GOLDBLATT BROS., INC.



Appeal from the District Court of the United States for the Eastern District of Illinois; John P. Barnes, Judge.

Author: Kerner

Before MAJOR, KERNER, and MINTON, Circuit Judges.

KERNER, Circuit Judge.

The United States, claiming as a creditor under the Illinois Bulk Sales Law,*fn1 sued defendant as the purchaser of the major part of the assets of the Mew Dahl Corporation, to recover an indebtedness for unpaid taxes owing by New Dahl. There was a trial without a jury and the court made findings of fact, stated its conclusions of law thereon, and rendered judgment for the plaintiff. From that judgment, the defendant appeals.

Defendant is the owner of ten department stores located in Chicago and vicinity. Prior to November 22, 1937, New Dahl operated the shoe repair concessions in the stores. Defendant had no share in the ownership of these concessions and no voice in their management; the control was in Norman Dahlman and the members of his immediate family.

For quite sometime prior to November, 1937, New Dahi had been having financial difficulties, and in July of that year matters grew worse and creditors began to complain to the defendant about New Dahl's unpaid bills. Thereafter defendant's vice-president had a number of meetings with Dahlman concerning his corporation's financial troubles. Yet, the aggravation continued, and in November the pay checks of New Dahl to its employes "bounced." Finally, on November 22, 1937, in a sale which was not in the regular course of the business, New Dahl sold to the defendant the bulk of its assets - consisting of all the physical assets, machinery and equipment which New Dahl had used in its business - and retained nothing but the accounts receivable owing to it by certain of its officers and by its subsidiary, the Crest Shoe Repair Company.
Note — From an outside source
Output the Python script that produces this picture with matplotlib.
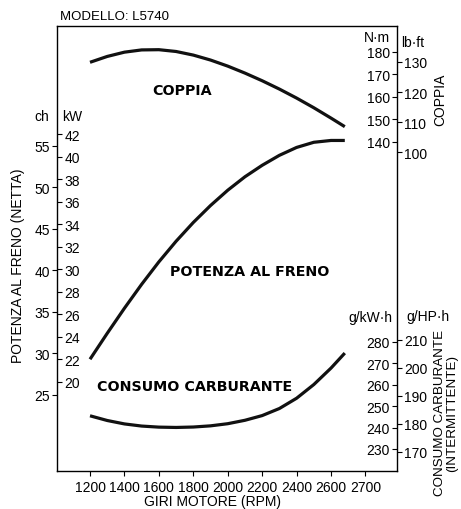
import matplotlib
matplotlib.use("Agg")
import matplotlib.pyplot as plt

plt.rcParams['font.family'] = ['Liberation Sans', 'DejaVu Sans']
plt.rcParams['font.size'] = 10

# Dati
giri = [1200, 1300, 1400, 1500, 1600, 1700, 1800, 1900, 2000, 2100, 2200, 2300, 2400, 2500, 2600, 2680]
coppia_nm = [175.4, 178.0, 179.9, 180.9, 181.0, 180.2, 178.6, 176.4, 173.7, 170.6, 167.2, 163.5, 159.5, 155.2, 150.6, 146.8]
potenza_ch = [29.3, 32.42, 35.44, 38.32, 41.02, 43.50, 45.76, 47.80, 49.64, 51.26, 52.64, 53.84, 54.79, 55.41, 55.63, 55.63]
consumo_gkwh = [245.5, 243.3, 241.7, 240.7, 240.2, 240.05, 240.25, 240.8, 241.8, 243.4, 245.6, 248.9, 253.7, 260.1, 267.8, 274.8]

giri_ticks = [1200, 1400, 1600, 1800, 2000, 2200, 2400, 2600, 2800]
giri_labels = ["1200", "1400", "1600", "1800", "2000", "2200", "2400", "2600", "2700"]
ch_ticks = [25, 30, 35, 40, 45, 50, 55]
kw_ticks = [20, 22, 24, 26, 28, 30, 32, 34, 36, 38, 40, 42]
nm_ticks = [140, 150, 160, 170, 180]
lbft_ticks = [100, 110, 120, 130]
gkwh_ticks = [230, 240, 250, 260, 270, 280]
ghph_ticks = [170, 180, 190, 200, 210]

fig = plt.figure(figsize=(4.61, 5.10), dpi=100)
ax = fig.add_axes([0.1243, 0.0745, 0.7368, 0.872])
ax.set_xlim(1010, 2983)
ax.set_ylim(15.85, 69.37)


def asse_gemello(lim, ticks, lato_sinistro, pos):
    a = ax.twinx()
    a.set_ylim(*lim)
    for s in a.spines.values():
        s.set_visible(False)
    if lato_sinistro:
        a.yaxis.tick_left()
        a.spines['left'].set_position(('axes', pos))
    else:
        a.yaxis.tick_right()
        a.spines['right'].set_position(('axes', pos))
    a.set_yticks(ticks)
    a.tick_params(axis='y', direction='out', length=3.5, width=0.8, pad=1.5, labelsize=10)
    return a


ax_kw = asse_gemello((12.10, 51.56), kw_ticks, False, 0)
ax_nm = asse_gemello((-6.2, 191.4), nm_ticks, True, 1)
ax_lb = asse_gemello((-6.3, 141.9), lbft_ticks, False, 1)
ax_gk = asse_gemello((219.7, 427.5), gkwh_ticks, True, 1)
ax_gh = asse_gemello((163.2, 322.0), ghph_ticks, False, 1)

ax.set_xticks(giri_ticks)
ax.set_xticklabels(giri_labels)
ax.set_yticks(ch_ticks)
ax.tick_params(direction='out', length=3.5, width=0.8, pad=1.5, labelsize=10)
ax.tick_params(axis='x', pad=3)
for s in ax.spines.values():
    s.set_linewidth(1.0)

# Curve
ax.plot(giri, potenza_ch, color='#111111', lw=2.3, solid_capstyle='butt')
ax_nm.plot(giri, coppia_nm, color='#111111', lw=2.3, solid_capstyle='butt')
ax_gk.plot(giri, consumo_gkwh, color='#111111', lw=2.3, solid_capstyle='butt')

# Etichette delle curve
ax.text(0.367, 0.857, "COPPIA", transform=ax.transAxes, ha='center', va='center',
        fontsize=10.3, fontweight='bold', family=['DejaVu Sans'])
ax.text(0.567, 0.45, "POTENZA AL FRENO", transform=ax.transAxes, ha='center', va='center',
        fontsize=10.3, fontweight='bold', family=['DejaVu Sans'])
ax.text(0.405, 0.191, "CONSUMO CARBURANTE", transform=ax.transAxes, ha='center', va='center',
        fontsize=10.3, fontweight='bold', family=['DejaVu Sans'])

# Unità
fig.text(42 / 461, 1 - 117 / 510, "ch", ha='center', va='center')
fig.text(72 / 461, 1 - 117 / 510, "kW", ha='center', va='center')
fig.text(377 / 461, 1 - 38 / 510, "N·m", ha='center', va='center')
fig.text(413 / 461, 1 - 43 / 510, "lb·ft", ha='center', va='center')
fig.text(370 / 461, 1 - 318 / 510, "g/kW·h", ha='center', va='center')
fig.text(428 / 461, 1 - 317 / 510, "g/HP·h", ha='center', va='center')

# Titoli degli assi
fig.text(18 / 461, 1 - 266 / 510, "POTENZA AL FRENO (NETTA)", rotation=90,
         ha='center', va='center')
fig.text(440 / 461, 1 - 100 / 510, "COPPIA", rotation=90,
         ha='center', va='center')
fig.text(446 / 461, 1 - 413 / 510, "CONSUMO CARBURANTE\n(INTERMITTENTE)", rotation=90,
         ha='center', va='center', linespacing=1.05, fontsize=9.6)
fig.text(212 / 461, 1 - 502 / 510, "GIRI MOTORE (RPM)", ha='center', va='center')
fig.text(60 / 461, 1 - 17 / 510, "MODELLO: L5740", ha='left', va='center', fontsize=9.5)

fig.savefig("out.png", dpi=100)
These obligations were uncollectible.

At the time of the sale, the parties prepared the agreement and the affidavit required by the Illinois Bulk Sales Act. The affidavit was in the usual form and attached to it was the list of purportedly all of the New Dahl creditors as of the date of the sale. The Government's name appeared nowhere on that list. By the terms of the agreement, the defendant assumed to discharge all of the listed obligations of New Dahl in return for all of the assets, save the accounts receivable owed by the officers and the subsidiary.

The defendant sent to all the listed creditors the notice of sale required by the Bulk Sales Act; it sent none to the plaintiff, although on the date of the sale, New Dahl had the following federal tax liability, and the defendant had knowledge of the existence of the plaintiff as a creditor of New Dahl:

Year

1936 Income Tax 717.58

1936 Social Security Taxes--Title IX 373.07

Nov.

1937 Social Security Taxes--Title VIII 78.74

1937 Income Taxes ...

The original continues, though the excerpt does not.